Wednesday 14 March 2012

Clooney's Close Call with Rocket Fire

Clooney's Close Call with Rocket Fire

Clooney's Close Call with Rocket Fire, George Clooney under fire in the Sudan: 'Everyone just started running', Clooney speaks out on 'Today' about the 'ethnic cleansing' in Sudan. On a recent trip, he & his crew came under rocket fire & 'everyone just started running'. George Clooney has long been known as for his political activism, but as he told TODAY's Ann Curry, his recent trip to the Sudan put Clooney, and his camera crew, under fire.

"We showed up in one village and there was -- 150 people had come out and were cheering for us to come," he said in the interview that aired Wednesday morning. "Clearly somebody had told them that we were coming. ... And then all of a sudden everyone just started running."

Video clips from the incident showed Clooney talking about heading into the caves with villagers for safety as rockets sailed overhead. He told Curry the rockets were "close enough to feel it."
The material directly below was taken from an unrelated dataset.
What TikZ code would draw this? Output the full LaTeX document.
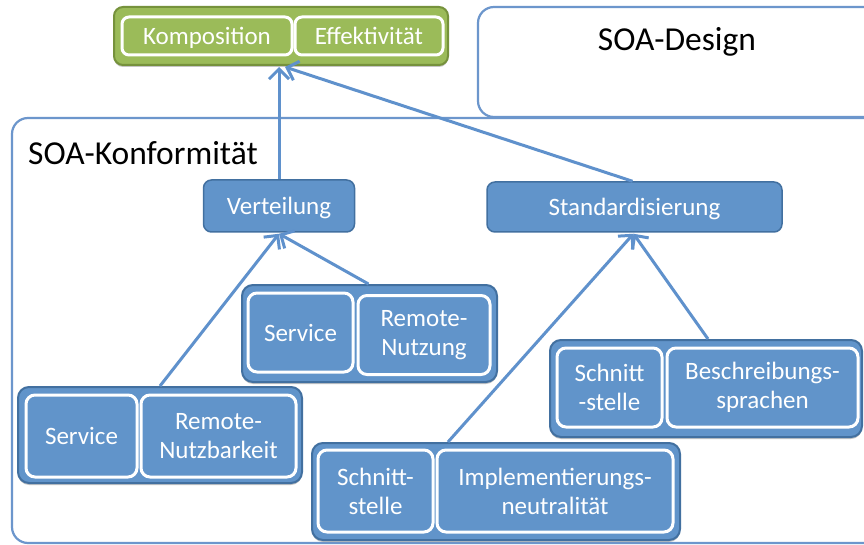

He said, in the past month, 39 people of the 1,000 in a village he visited had been killed, and he pointed the finger at Sudan's government, including President Omar Hassan Ahmad Al-Bashir. "The same three guys ... who were charged for war crimes in Darfur are the exact same people bombing innocent people."

But only non-Arabs, he pointed out. "This is ethnic cleansing," he said. "That simple."

Clooney has long been an activist working to bring light to the situation in Darfur, and now North and South Sudan. This was his sixth trip to the region. He noted that Americans needed to be not just aware of suffering over there, but of the U.S.'s role. Ethnic cleansing aside, he said, it's ultimately about oil: South Sudan has the oil, North Sudan has the refineries.

"Right now what is going on in the Sudan changes the cost of your gas every single day of your life," he said. "If for no other reason than your economic interests, there is plenty of reason to make sure that your government is involved in trying to secure some form of peace."

But in addition to economics, Clooney said he expects Americans to empathize with simple human suffering and the will to survive.

"You feel an enormous, enormous sense of responsibility," he said. "We're only successful as a human race by how we look out for the people who can't look out for themselves."

Clooney will be in Washington, D.C. today to testify before the Senate Foreign Relations Committee about what he saw in Sudan; afterward, he will meet with Secretary Hillary Clinton and President Obama in the Oval Office.